Indonesia sebagai negara-bangsa bukan hanya merdeka dan berdiri di atas perjuangan rakyat yang penuh pergumulan, tetapi juga menetapkan fondasi ideologi dan konstitusi dasar yang kokoh serta fundamental yaitu “suatu Undang-Undang Dasar Negara Indonesia, yang terbentuk dalam suatu susunan Negara Republik Indonesia yang berkedaulatan rakyat dengan berdasarkan kepada Ketuhanan Yang Maha Esa, Kemanusiaan Yang Adil dan Beradab, Persatuan Indonesia dan Kerakyatan yang dipimpin oleh hikmat kebijaksanaan dalam Permusyawaratan/Perwakilan, serta dengan mewujudkan suatu Keadilan sosial bagi seluruh rakyat Indonesia.” Selain itu ditetapkan pula tujuan dibentuknya Pemerintah Negara Indonesia yakni untuk “melindungi segenap bangsa Indonesia dan seluruh tumpah darah Indonesia dan untuk memajukan kesejahteraan umum, mencerdaskan kehidupan bangsa, dan ikut melaksanakan ketertiban dunia yang berdasarkan kemerdekaan, perdamaian abadi dan keadilan sosial.”

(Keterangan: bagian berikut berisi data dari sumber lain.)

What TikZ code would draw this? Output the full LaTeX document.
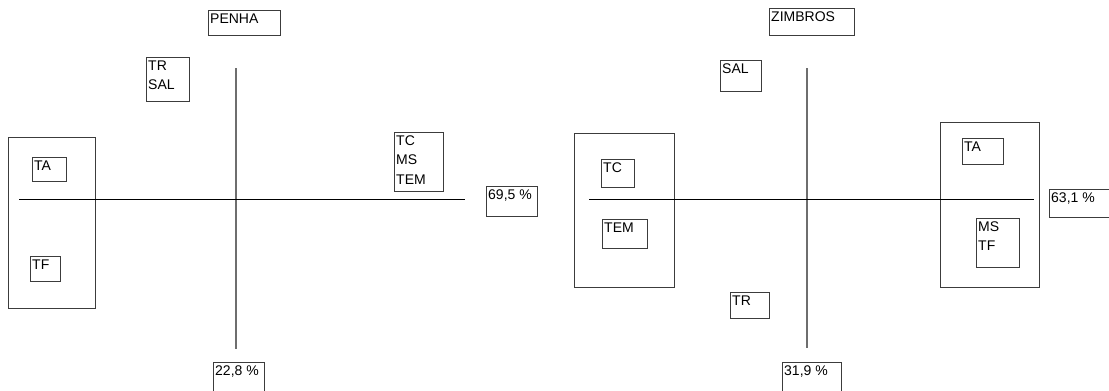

Hal-hal yang mendasar sebagaimana terkandung dalam Pembukaan UUD 1945 itu merupakan nilai-nilai dan landasan konstitusional yang harus menjadi pijakan, bingkai, dan orientasi utama dalam penyelenggaraan pemerintahan negara sekaligus dan seluruh komponen bangsa sehingga Negara Kesatuan Republik Indonesia (NKRI) tersebut jelas dasar, arah, dan cita-citanya untuk menjadi misi dan visi masional sepanjang masa. Sehingga Indonesia itu bukan sekadar ragad-fisik dan infrastruktur, tetapi menurut Soepomo “bernyawa” atau mempunyai nyawa serta menurut Soekarno memiliki “filosofisch grondslaag” yaitu fondamen, filosofi, pemikiran yang sedalam-dalamnya, jiwa, dan hasrat yang sedalam-dalamnya di mana di atasnya diletakkan bangunan Indonesia yang kekal dan abadi dengan tujuan nasional merdeka, bersatu, berdaulat, adil dan makmur dalam keadaan yang sebenar-benarnya.